Quote from: clive on February 21, 2012, 06:53:54 PM
The name/path on the symbol server is unique based on those codes, as the PDB name is rather ambiguous. The local caching replicates the tree structure of the server as I recall.
So it pulls the 5BADD44F6B58A34D931DBDFE9100357D/00000002 version, you get the 5BADD44F6B58A34D931DBDFE9100357D/00000005 variant which is usable.

The folder name is <GUID>+<age>.  Ie, for my original example with ntoskrnl.exe:

[SYMCHK] PDB: "c:\downloads\ntos\ntkrnlmp.pdb\47F5C3BF9E0A493C9F63BB8F6413358B2\ntkrnlmp.pdb"
...
PdbSignature        {47F5C3BF-9E0A-493C-9F63-BB8F6413358B}
PdbDbiAge           0x00000002

The GUID is 47F5C3BF-9E0A-493C-9F63-BB8F6413358B and the age is 2, so the folder name is 47F5C3BF9E0A493C9F63BB8F6413358B2

clive

Quote from: lilhoser on February 21, 2012, 08:33:44 PM
I kind of feel like we are going in circles here..my apologies.

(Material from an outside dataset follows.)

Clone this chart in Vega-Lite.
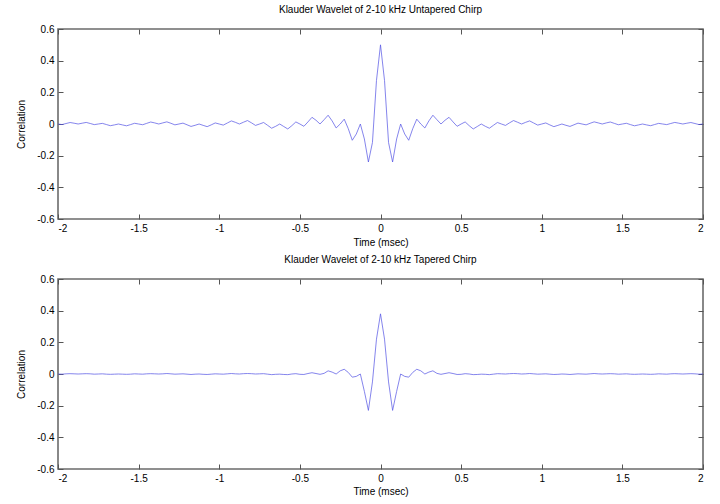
{
  "$schema": "https://vega.github.io/schema/vega-lite/v6.json",
  "background": "white",
  "padding": {"left": 15, "top": 4, "right": 0, "bottom": 0},
  "spacing": 6,
  "config": {
    "font": "Liberation Sans",
    "view": {"stroke": "#6b6b6b", "strokeWidth": 1.6},
    "axis": {
      "domain": false,
      "grid": false,
      "ticks": true,
      "tickSize": -5,
      "tickColor": "#555555",
      "tickWidth": 1,
      "labelPadding": 9,
      "labelFontSize": 10,
      "labelColor": "#000000",
      "labelFont": "Liberation Sans",
      "titleFont": "Liberation Sans",
      "titleFontSize": 10,
      "titleFontWeight": "normal",
      "titleColor": "#000000"
    },
    "title": {"fontSize": 10, "fontWeight": "normal", "font": "Liberation Sans", "offset": 9}
  },
  "datasets": {
    "wave": [
      {"t": -2, "u": 0, "p": 0},
      {"t": -1.975, "u": -0.0035, "p": -0.001},
      {"t": -1.95, "u": 0.003, "p": 0.001},
      {"t": -1.925, "u": 0.0093, "p": 0.002},
      {"t": -1.9, "u": 0.005, "p": 0.001},
      {"t": -1.875, "u": 0, "p": 0},
      {"t": -1.85, "u": 0.0051, "p": 0.001},
      {"t": -1.825, "u": 0.0099, "p": 0.002},
      {"t": -1.8, "u": 0.0032, "p": 0.001},
      {"t": -1.775, "u": -0.0039, "p": -0.001},
      {"t": -1.75, "u": 0, "p": 0},
      {"t": -1.725, "u": 0.004, "p": 0.001},
      {"t": -1.7, "u": -0.0034, "p": -0.001},
      {"t": -1.675, "u": -0.0107, "p": -0.002},
      {"t": -1.65, "u": -0.0057, "p": -0.001},
      {"t": -1.625, "u": 0, "p": 0},
      {"t": -1.6, "u": -0.0059, "p": -0.001},
      {"t": -1.575, "u": -0.0114, "p": -0.002},
      {"t": -1.55, "u": -0.0038, "p": -0.001},
      {"t": -1.525, "u": 0.0045, "p": 0.001},
      {"t": -1.5, "u": 0, "p": 0},
      {"t": -1.475, "u": -0.0047, "p": -0.001},
      {"t": -1.45, "u": 0.004, "p": 0.001},
      {"t": -1.425, "u": 0.0126, "p": 0.002},
      {"t": -1.4, "u": 0.0068, "p": 0.001},
      {"t": -1.375, "u": 0, "p": 0},
      {"t": -1.35, "u": 0.007, "p": 0.001},
      {"t": -1.325, "u": 0.0136, "p": 0.003},
      {"t": -1.3, "u": 0.0045, "p": 0.001},
      {"t": -1.275, "u": -0.0054, "p": -0.001},
      {"t": -1.25, "u": 0, "p": 0},
      {"t": -1.225, "u": 0.0056, "p": 0.001},
      {"t": -1.2, "u": -0.0049, "p": -0.001},
      {"t": -1.175, "u": -0.0153, "p": -0.003},
      {"t": -1.15, "u": -0.0082, "p": -0.001},
      {"t": -1.125, "u": 0, "p": 0},
      {"t": -1.1, "u": -0.0086, "p": -0.002},
      {"t": -1.075, "u": -0.0167, "p": -0.003},
      {"t": -1.05, "u": -0.0056, "p": -0.001},
      {"t": -1.025, "u": 0.0067, "p": 0.001},
      {"t": -1, "u": 0, "p": 0},
      {"t": -0.975, "u": -0.007, "p": -0.001},
      {"t": -0.95, "u": 0.0062, "p": 0.001},
      {"t": -0.925, "u": 0.0195, "p": 0.003},
      {"t": -0.9, "u": 0.0105, "p": 0.001},
      {"t": -0.875, "u": 0, "p": 0},
      {"t": -0.85, "u": 0.0111, "p": 0.002},
      {"t": -0.825, "u": 0.0218, "p": 0.003},
      {"t": -0.8, "u": 0.0073, "p": 0.002},
      {"t": -0.775, "u": -0.0089, "p": 0},
      {"t": -0.75, "u": 0, "p": 0.001},
      {"t": -0.725, "u": 0.0095, "p": 0.002},
      {"t": -0.7, "u": -0.0084, "p": -0.001},
      {"t": -0.675, "u": -0.0267, "p": -0.004},
      {"t": -0.65, "u": -0.0146, "p": -0.002},
      {"t": -0.625, "u": 0, "p": -0.001},
      {"t": -0.6, "u": -0.0158, "p": -0.003},
      {"t": -0.575, "u": -0.0313, "p": -0.004},
      {"t": -0.55, "u": -0.0106, "p": 0},
      {"t": -0.525, "u": 0.0131, "p": 0.002},
      {"t": -0.5, "u": 0, "p": -0.002},
      {"t": -0.475, "u": -0.0145, "p": -0.003},
      {"t": -0.45, "u": 0.013, "p": 0.003},
      {"t": -0.425, "u": 0.0423, "p": 0.008},
      {"t": -0.4, "u": 0.0236, "p": 0.003},
      {"t": -0.375, "u": 0, "p": -0.002},
      {"t": -0.35, "u": 0.027, "p": 0.004},
      {"t": -0.325, "u": 0.0554, "p": 0.02},
      {"t": -0.3, "u": 0.0195, "p": 0.012},
      {"t": -0.275, "u": -0.025, "p": 0},
      {"t": -0.25, "u": 0, "p": 0.02},
      {"t": -0.225, "u": 0.0305, "p": 0.03},
      {"t": -0.2, "u": -0.0292, "p": 0.01},
      {"t": -0.175, "u": -0.1028, "p": -0.02},
      {"t": -0.15, "u": -0.0631, "p": -0.015},
      {"t": -0.125, "u": 0, "p": 0},
      {"t": -0.1, "u": -0.0946, "p": -0.11},
      {"t": -0.075, "u": -0.24, "p": -0.23},
      {"t": -0.05, "u": -0.117, "p": -0.05},
      {"t": -0.025, "u": 0.275, "p": 0.22},
      {"t": 0, "u": 0.5, "p": 0.38},
      {"t": 0.025, "u": 0.275, "p": 0.22},
      {"t": 0.05, "u": -0.117, "p": -0.05},
      {"t": 0.075, "u": -0.24, "p": -0.23},
      {"t": 0.1, "u": -0.0946, "p": -0.11},
      {"t": 0.125, "u": 0, "p": 0},
      {"t": 0.15, "u": -0.0631, "p": -0.015},
      {"t": 0.175, "u": -0.1028, "p": -0.02},
      {"t": 0.2, "u": -0.0292, "p": 0.01},
      {"t": 0.225, "u": 0.0305, "p": 0.03},
      {"t": 0.25, "u": 0, "p": 0.02},
      {"t": 0.275, "u": -0.025, "p": 0},
      {"t": 0.3, "u": 0.0195, "p": 0.012},
      {"t": 0.325, "u": 0.0554, "p": 0.02},
      {"t": 0.35, "u": 0.027, "p": 0.004},
      {"t": 0.375, "u": 0, "p": -0.002},
      {"t": 0.4, "u": 0.0236, "p": 0.003},
      {"t": 0.425, "u": 0.0423, "p": 0.008},
      {"t": 0.45, "u": 0.013, "p": 0.003},
      {"t": 0.475, "u": -0.0145, "p": -0.003},
      {"t": 0.5, "u": 0, "p": -0.002},
      {"t": 0.525, "u": 0.0131, "p": 0.002},
      {"t": 0.55, "u": -0.0106, "p": 0},
      {"t": 0.575, "u": -0.0313, "p": -0.004},
      {"t": 0.6, "u": -0.0158, "p": -0.003},
      {"t": 0.625, "u": 0, "p": -0.001},
      {"t": 0.65, "u": -0.0146, "p": -0.002},
      {"t": 0.675, "u": -0.0267, "p": -0.004},
      {"t": 0.7, "u": -0.0084, "p": -0.001},
      {"t": 0.725, "u": 0.0095, "p": 0.002},
      {"t": 0.75, "u": 0, "p": 0.001},
      {"t": 0.775, "u": -0.0089, "p": 0},
      {"t": 0.8, "u": 0.0073, "p": 0.002},
      {"t": 0.825, "u": 0.0218, "p": 0.003},
      {"t": 0.85, "u": 0.0111, "p": 0.002},
      {"t": 0.875, "u": 0, "p": 0},
      {"t": 0.9, "u": 0.0105, "p": 0.001},
      {"t": 0.925, "u": 0.0195, "p": 0.003},
      {"t": 0.95, "u": 0.0062, "p": 0.001},
      {"t": 0.975, "u": -0.007, "p": -0.001},
      {"t": 1, "u": 0, "p": 0},
      {"t": 1.025, "u": 0.0067, "p": 0.001},
      {"t": 1.05, "u": -0.0056, "p": -0.001},
      {"t": 1.075, "u": -0.0167, "p": -0.003},
      {"t": 1.1, "u": -0.0086, "p": -0.002},
      {"t": 1.125, "u": 0, "p": 0},
      {"t": 1.15, "u": -0.0082, "p": -0.001},
      {"t": 1.175, "u": -0.0153, "p": -0.003},
      {"t": 1.2, "u": -0.0049, "p": -0.001},
      {"t": 1.225, "u": 0.0056, "p": 0.001},
      {"t": 1.25, "u": 0, "p": 0},
      {"t": 1.275, "u": -0.0054, "p": -0.001},
      {"t": 1.3, "u": 0.0045, "p": 0.001},
      {"t": 1.325, "u": 0.0136, "p": 0.003},
      {"t": 1.35, "u": 0.007, "p": 0.001},
      {"t": 1.375, "u": 0, "p": 0},
      {"t": 1.4, "u": 0.0068, "p": 0.001},
      {"t": 1.425, "u": 0.0126, "p": 0.002},
      {"t": 1.45, "u": 0.004, "p": 0.001},
      {"t": 1.475, "u": -0.0047, "p": -0.001},
      {"t": 1.5, "u": 0, "p": 0},
      {"t": 1.525, "u": 0.0045, "p": 0.001},
      {"t": 1.55, "u": -0.0038, "p": -0.001},
      {"t": 1.575, "u": -0.0114, "p": -0.002},
      {"t": 1.6, "u": -0.0059, "p": -0.001},
      {"t": 1.625, "u": 0, "p": 0},
      {"t": 1.65, "u": -0.0057, "p": -0.001},
      {"t": 1.675, "u": -0.0107, "p": -0.002},
      {"t": 1.7, "u": -0.0034, "p": -0.001},
      {"t": 1.725, "u": 0.004, "p": 0.001},
      {"t": 1.75, "u": 0, "p": 0},
      {"t": 1.775, "u": -0.0039, "p": -0.001},
      {"t": 1.8, "u": 0.0032, "p": 0.001},
      {"t": 1.825, "u": 0.0099, "p": 0.002},
      {"t": 1.85, "u": 0.0051, "p": 0.001},
      {"t": 1.875, "u": 0, "p": 0},
      {"t": 1.9, "u": 0.005, "p": 0.001},
      {"t": 1.925, "u": 0.0093, "p": 0.002},
      {"t": 1.95, "u": 0.003, "p": 0.001},
      {"t": 1.975, "u": -0.0035, "p": -0.001},
      {"t": 2, "u": 0, "p": 0}
    ]
  },
  "vconcat": [
    {
      "title": "Klauder Wavelet of 2-10 kHz Untapered Chirp",
      "width": 645,
      "height": 190,
      "data": {"name": "wave"},
      "layer": [
        {
          "mark": {"type": "line", "color": "#5050e4", "strokeWidth": 0.7},
          "encoding": {
            "x": {"field": "t", "type": "quantitative", "scale": {"domain": [-2, 2], "nice": false},
                  "axis": {"orient": "bottom", "title": "Time (msec)", "titlePadding": 4, "labelFlush": true, "values": [-2, -1.5, -1, -0.5, 0, 0.5, 1, 1.5, 2], "labelExpr": "'' + datum.value"}},
            "y": {"field": "u", "type": "quantitative", "scale": {"domain": [-0.6, 0.6], "nice": false},
                  "axis": {"orient": "left", "title": "Correlation", "titlePadding": 10, "values": [-0.6, -0.4, -0.2, 0, 0.2, 0.4, 0.6], "labelExpr": "'' + datum.value"}}
          }
        },
        {
          "mark": {"type": "line", "opacity": 0},
          "encoding": {
            "x": {"field": "t", "type": "quantitative", "scale": {"domain": [-2, 2], "nice": false},
                  "axis": {"orient": "top", "labels": false, "title": null, "values": [-2, -1.5, -1, -0.5, 0, 0.5, 1, 1.5, 2]}},
            "y": {"field": "u", "type": "quantitative", "scale": {"domain": [-0.6, 0.6], "nice": false},
                  "axis": {"orient": "right", "labels": false, "title": null, "values": [-0.6, -0.4, -0.2, 0, 0.2, 0.4, 0.6]}}
          }
        }
      ],
      "resolve": {"axis": {"x": "independent", "y": "independent"}}
    },
    {
      "title": "Klauder Wavelet of 2-10 kHz Tapered Chirp",
      "width": 645,
      "height": 190,
      "data": {"name": "wave"},
      "layer": [
        {
          "mark": {"type": "line", "color": "#5050e4", "strokeWidth": 0.7},
          "encoding": {
            "x": {"field": "t", "type": "quantitative", "scale": {"domain": [-2, 2], "nice": false},
                  "axis": {"orient": "bottom", "title": "Time (msec)", "titlePadding": 3, "labelFlush": true, "values": [-2, -1.5, -1, -0.5, 0, 0.5, 1, 1.5, 2], "labelExpr": "'' + datum.value"}},
            "y": {"field": "p", "type": "quantitative", "scale": {"domain": [-0.6, 0.6], "nice": false},
                  "axis": {"orient": "left", "title": "Correlation", "titlePadding": 10, "values": [-0.6, -0.4, -0.2, 0, 0.2, 0.4, 0.6], "labelExpr": "'' + datum.value"}}
          }
        },
        {
          "mark": {"type": "line", "opacity": 0},
          "encoding": {
            "x": {"field": "t", "type": "quantitative", "scale": {"domain": [-2, 2], "nice": false},
                  "axis": {"orient": "top", "labels": false, "title": null, "values": [-2, -1.5, -1, -0.5, 0, 0.5, 1, 1.5, 2]}},
            "y": {"field": "p", "type": "quantitative", "scale": {"domain": [-0.6, 0.6], "nice": false},
                  "axis": {"orient": "right", "labels": false, "title": null, "values": [-0.6, -0.4, -0.2, 0, 0.2, 0.4, 0.6]}}
          }
        }
      ],
      "resolve": {"axis": {"x": "independent", "y": "independent"}}
    }
  ]
}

It is cataloguing and caching the PDB files based on the values in the EXE file. ie 2

You, in this case, request version 2, it sends you a PDB image with version 5 inside. The treeing/naming all reflects version 2.

The age/version values in the PDB don't always match the EXE values, Microsoft provides you with an equivalent file with a level of detail that mirrors your need-to-know.

PDB files have always had time date stamps, the GUID method only occurred in later versions of the PDB format. As Dave noted there are several, I'll note that some of Microsoft own tools are incapable of parsing older versions properly.

PdbDbiAge           0x00000002 <<<<

This is a ruse, the file is 0x00000005

Notice also the discrepancy of when the PDB was created by LINK, and it's file date from the server.

Microsoft (R) Cabinet Extraction Tool - Version 6.1.7600.16385
Copyright (c) Microsoft Corporation. All rights reserved..

Cabinet symget.cab

06-23-2011 11:43:50p A---     8,752,128 ntkrnlmp.pdb
                 1 File       8,752,128 bytes


06/23/2011  11:43 PM         8,752,128 ntkrnlmp.pdb

sn     iBlk       Size     Module
0001 : 00000020 : 00000059
iBlk     Blk      FileOffs Size
00000020 0000213D 0084F400   59

4E02AAA7 - 00000005 - TDS/Version - Wed Jun 22 21:53:27 2011
BFC3F5470A9E3C499F63BB8F6413358B - 00000005 - GUID/Version


All that matters to the debugger, or more importantly you the user, is that the symbolic information contained in the PDB is in sync with the executable being debugged. ie a direct and correct correlation between addresses and symbols in the two pieces.

I should probably improve the byte swizzling of the GUID in DumpPDB, I just dumped the 16 linear bytes because it was easier.
It could be a random act of randomness. Those happen a lot as well.